Watching the moon sail bright across the heaven through the Badger’s skylight windows as I was falling asleep, I thought about sources of strength in making good choices.
People of faith, schooled perhaps in the-answer-is-always-Jesus thinking, are often quick to say “God. God is my strength.” Like Harry Potter’s friend Hermione, swift to supply the right answer.
God is our strength of course – and in some difficult passes, our only strength. We live in Spirit and the Spirit lives in us; otherwise we wouldn’t be alive at all. We would be mere lumps of matter, except that even matter is God-breathed. There is no getting away from the Spirit of God. So God is our strength, naturally; both by grace and by the simple fact of our existing at all.
Even so, the very word “disciple” implies that we live under discipline, not merely scudding along surfing on a cloud of inspiration. We have to do it as well as be it. Discipline requires constant exercise of choice, turning away from the territories we are passing through in order to keep to the path that is ours. This implies effort and effort requires strength; so I thought about our sources of strength.
What brought this to mind is the surprising difficulty I find in choosing every day some things I believe to be good. Not so much lofty things like prayer, I mean (though that, too), but more mundane matters – the food I eat, where I draw water, earth closeting, minimalism, abstaining from activities that hurt the Earth, walking every day. That sort of thing.
In the perpetual experiment and course of study my life has been, I have certainly discovered what is good, both by enquiry and practice. I know perfectly well why it is better for me and better for the Earth to drink water from the local spring, wash up in rainwater, eat what is simple and natural and stay away from the refined carbs and sugars and processed meat – all that kind of thing. I know why it’s better to light a fire or wrap up warm and have a hot water bottle by me than turn on the central heating. I need no further information on the subject.
As to matters of diet, the reasons why I should eat what I know is good are played out with boring repetition when I make poor choices (I do like cake) and end up liverish and shot with pains.
So I asked myself, if I know all this, why is it a hard discipline to keep making the good choices? And what are my sources of strength in making those choices?
The information itself is one source of strength; understanding the point of drinking living water and making off-grid choices is a good motivator when it comes to the slog of carrying the big bottles.
But information alone fails under the pressure of tempting alternative possibilities. Expedience, busyness, convenience – these can overwhelm information even when they should not.
The three principle sources of strength I identified are habit, context and community.
Habit is a strong motivator. When I am rushed or harassed, habit becomes the easy choice – the thing that wins through. The point about habit is that you no longer have to think; it’s the path you could walk in your sleep. So when I’m distracted from the weaving of a beautiful fabric of daily routine, by news or obligations or just the presence of other people, it tends to be habit I fall back on. The more I make the good choices, the more likely I am to go on making them. They seem easier as the habit strengthens. They become just what you always do.
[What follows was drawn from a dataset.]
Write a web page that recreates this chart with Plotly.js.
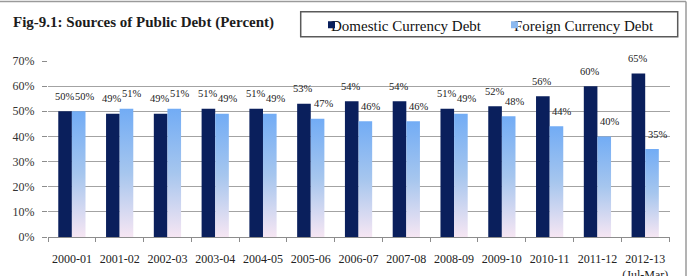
<!DOCTYPE html>
<html>
<head>
<meta charset="utf-8">
<script src="https://cdn.plot.ly/plotly-3.0.1.min.js"></script>
<style>
  html, body { margin: 0; padding: 0; background: #fff; }
  #chart { width: 690px; height: 276px; }
</style>
</head>
<body>
<div id="chart"></div>
<script>
// Sources of public debt by fiscal year, share in percent
var categories = ['2000-01', '2001-02', '2002-03', '2003-04', '2004-05', '2005-06', '2006-07',
                  '2007-08', '2008-09', '2009-10', '2010-11', '2011-12', '2012-13'];
var tickLabels = ['2000-01', '2001-02', '2002-03', '2003-04', '2004-05', '2005-06', '2006-07',
                  '2007-08', '2008-09', '2009-10', '2010-11', '2011-12', '2012-13<br>(Jul-Mar)'];
var domestic = [50, 49, 49, 51, 51, 53, 54, 54, 51, 52, 56, 60, 65];
var foreign  = [50, 51, 51, 49, 49, 47, 46, 46, 49, 48, 44, 40, 35];
var seriesNames = ['Domestic Currency Debt', 'Foreign Currency Debt'];

var SERIF = 'Liberation Serif, Times New Roman, serif';
var NAVY = '#0a1f5c';
var SKY = '#8cb9ef';

// plot-area geometry in pixels, used to place paper-referenced decorations
var W = 690, H = 276, ML = 48, MR = 20, MT = 61, MB = 39;
var PW = W - ML - MR, PH = H - MT - MB;
function px(x) { return (x - ML) / PW; }
function py(y) { return (H - MB - y) / PH; }

var data = [
  { type: 'bar', x: categories, y: domestic, name: seriesNames[0],
    marker: { color: NAVY }, hoverinfo: 'skip' },
  { type: 'bar', x: categories, y: foreign, name: seriesNames[1],
    marker: { color: SKY }, hoverinfo: 'skip' }
];

// value labels above each bar
var annotations = [];
var half = 6.8;
categories.forEach(function (c, i) {
  annotations.push({ x: c, y: domestic[i], xref: 'x', yref: 'y', text: domestic[i] + '%',
    showarrow: false, xshift: -half - 0.5, yshift: 15,
    font: { family: SERIF, size: 10.5, color: '#222' } });
  annotations.push({ x: c, y: foreign[i], xref: 'x', yref: 'y', text: foreign[i] + '%',
    showarrow: false, xshift: half + 6, yshift: 15,
    font: { family: SERIF, size: 10.5, color: '#222' } });
});

var layout = {
  width: W, height: H,
  margin: { l: ML, r: MR, t: MT, b: MB, pad: 0, autoexpand: false },
  paper_bgcolor: '#fff', plot_bgcolor: '#fff',
  font: { family: SERIF },
  barmode: 'group', bargap: 0.43, bargroupgap: 0,
  title: { text: '<b>Fig-9.1: Sources of Public Debt (Percent)</b>',
    xref: 'container', yref: 'container', x: 13 / W, xanchor: 'left',
    y: 1 - 21.5 / H, yanchor: 'middle',
    font: { family: SERIF, size: 15, color: '#1c1c1c' } },
  xaxis: {
    type: 'category', tickvals: categories, ticktext: tickLabels, tickangle: 0,
    showline: true, linecolor: '#8c8c8c', linewidth: 1,
    ticks: 'outside', tickson: 'boundaries', ticklen: 4, tickcolor: '#8c8c8c',
    ticklabelstandoff: 11, showgrid: false, automargin: false,
    tickfont: { family: SERIF, size: 12, color: '#222' }
  },
  yaxis: {
    range: [0, 70], dtick: 10, ticksuffix: '%',
    showgrid: true, gridcolor: '#a3a3a3', gridwidth: 1, zeroline: false,
    showline: false, ticks: 'outside', ticklen: 5, tickcolor: '#8c8c8c',
    ticklabelstandoff: 5, automargin: false,
    tickfont: { family: SERIF, size: 12, color: '#333' }
  },
  showlegend: true,
  legend: {
    orientation: 'h', xref: 'paper', yref: 'paper',
    x: px(298), xanchor: 'left', y: py(8.5), yanchor: 'top',
    bgcolor: 'rgba(0,0,0,0)', borderwidth: 0,
    itemwidth: 30, entrywidth: 138, entrywidthmode: 'pixels',
    font: { family: SERIF, size: 15, color: '#111' }
  },
  shapes: [
    // legend frame
    { type: 'rect', xref: 'paper', yref: 'paper',
      x0: px(300.7), x1: px(677.7), y0: py(36.7), y1: py(11.7),
      line: { color: '#5a5a5a', width: 1.5 }, fillcolor: 'rgba(0,0,0,0)', layer: 'below' },
    // outer chart frame (top and right edges)
    { type: 'line', xref: 'paper', yref: 'paper',
      x0: px(0), x1: px(686), y0: py(1.5), y1: py(1.5),
      line: { color: '#9a9a9a', width: 1.5 } },
    { type: 'line', xref: 'paper', yref: 'paper',
      x0: px(686), x1: px(686), y0: py(1.5), y1: py(H),
      line: { color: '#9a9a9a', width: 1.5 } }
  ],
  annotations: annotations
};

var gd = document.getElementById('chart');
Plotly.newPlot(gd, data, layout, { staticPlot: true, displayModeBar: false }).then(function () {
  var NS = 'http://www.w3.org/2000/svg';
  var svg = gd.querySelector('.main-svg');
  var defs = svg.querySelector('defs') || svg.insertBefore(document.createElementNS(NS, 'defs'), svg.firstChild);

  // vertical fade for the foreign-currency bars: blue at the top, pale pink at the base
  var grad = document.createElementNS(NS, 'linearGradient');
  grad.setAttribute('id', 'foreignFade');
  grad.setAttribute('x1', '0'); grad.setAttribute('y1', '0');
  grad.setAttribute('x2', '0'); grad.setAttribute('y2', '1');
  [['0', '#72acf5'], ['0.5', '#a6c6ee'], ['1', '#f6e6f3']].forEach(function (s) {
    var st = document.createElementNS(NS, 'stop');
    st.setAttribute('offset', s[0]);
    st.setAttribute('stop-color', s[1]);
    grad.appendChild(st);
  });
  defs.appendChild(grad);

  var traces = gd.querySelectorAll('.barlayer .trace');
  if (traces[1]) {
    traces[1].querySelectorAll('path').forEach(function (p) {
      p.style.fill = 'url(#foreignFade)';
    });
  }

  // small square legend keys sitting right next to their labels
  gd.querySelectorAll('.legend .legendpoints path').forEach(function (p) {
    p.setAttribute('d', 'M17,3.5H10V-3.5H17Z');
  });
  gd.querySelectorAll('.legend .legendtext').forEach(function (t) {
    t.setAttribute('x', '33');
  });
});
</script>
</body>
</html>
Context is also a strong motivator. I should explain what I mean by that. For example, if you are trying to build a dietary discipline that protects you against diabetes, obesity and fibromyalgia, you will do well not to attend cream teas and stay out of the baked goods aisle in the supermarket. If you pick your snack in an orchard and shop in the fruit and vegetable section, you’ll establish the right path for health. What applies to food choices is also true of other choices – surrounding yourself with, or immersing yourself in, the environment that enhances the likelihood of making the right choice is obviously a source of strength. If, for example, you have resolved to stop driving cars and travel only by public transport, you are more likely to keep your resolution if you make your home in the city than if you choose to live up a steep hill five miles from the nearest store and you have a family to feed.
Community is a strong motivator too. It’s easier to sit down to a plate of steamed vegetables if you aren’t with somebody eating a cream doughnut. It’s easier if three of us lug the bottles of water home from the spring and we are all walking along together chatting. And it’s a great deal easier to practice minimalism if the people you live with choose to do the same. You can’t even see your minimalism if they don’t.
It occurred to me that habit, context and community are pillars of the monastic life, which maybe explains its strength and success for helping people who want to make good choices.
I haven’t got anything more to say about this, so I’ll stop here.